───── SOURCE DATA

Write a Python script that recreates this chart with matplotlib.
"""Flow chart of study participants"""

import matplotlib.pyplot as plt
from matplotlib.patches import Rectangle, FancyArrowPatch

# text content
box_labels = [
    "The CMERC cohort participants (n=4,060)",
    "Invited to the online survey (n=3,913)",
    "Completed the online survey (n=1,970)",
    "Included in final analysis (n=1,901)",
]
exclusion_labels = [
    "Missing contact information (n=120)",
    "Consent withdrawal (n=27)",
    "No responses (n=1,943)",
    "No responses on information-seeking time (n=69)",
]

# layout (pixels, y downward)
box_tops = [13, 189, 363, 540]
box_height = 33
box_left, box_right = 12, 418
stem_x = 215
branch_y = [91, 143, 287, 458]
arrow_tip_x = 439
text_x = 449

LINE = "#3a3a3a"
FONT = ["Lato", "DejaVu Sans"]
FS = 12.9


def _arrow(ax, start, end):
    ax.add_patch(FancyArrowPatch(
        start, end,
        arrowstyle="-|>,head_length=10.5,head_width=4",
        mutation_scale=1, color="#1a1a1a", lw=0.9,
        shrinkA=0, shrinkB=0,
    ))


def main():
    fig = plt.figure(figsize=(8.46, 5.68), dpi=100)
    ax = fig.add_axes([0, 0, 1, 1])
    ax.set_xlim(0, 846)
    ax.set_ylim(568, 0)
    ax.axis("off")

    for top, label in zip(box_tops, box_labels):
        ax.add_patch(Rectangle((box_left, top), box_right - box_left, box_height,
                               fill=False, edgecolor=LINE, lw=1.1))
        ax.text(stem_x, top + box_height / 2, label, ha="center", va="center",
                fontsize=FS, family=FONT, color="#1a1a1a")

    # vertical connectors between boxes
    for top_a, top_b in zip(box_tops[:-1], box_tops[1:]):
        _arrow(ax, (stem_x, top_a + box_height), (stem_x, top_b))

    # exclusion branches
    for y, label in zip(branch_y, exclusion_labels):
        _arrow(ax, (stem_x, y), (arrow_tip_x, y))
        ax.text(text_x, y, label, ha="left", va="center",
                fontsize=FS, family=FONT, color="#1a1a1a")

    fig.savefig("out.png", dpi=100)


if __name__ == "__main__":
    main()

──────────

Copy whichever lines in the listing above contain the word "matplotlib".

## [REPLY TO THE EXERCISE]
Write a Python script that recreates this chart with matplotlib.
import matplotlib.pyplot as plt
from matplotlib.patches import Rectangle, FancyArrowPatch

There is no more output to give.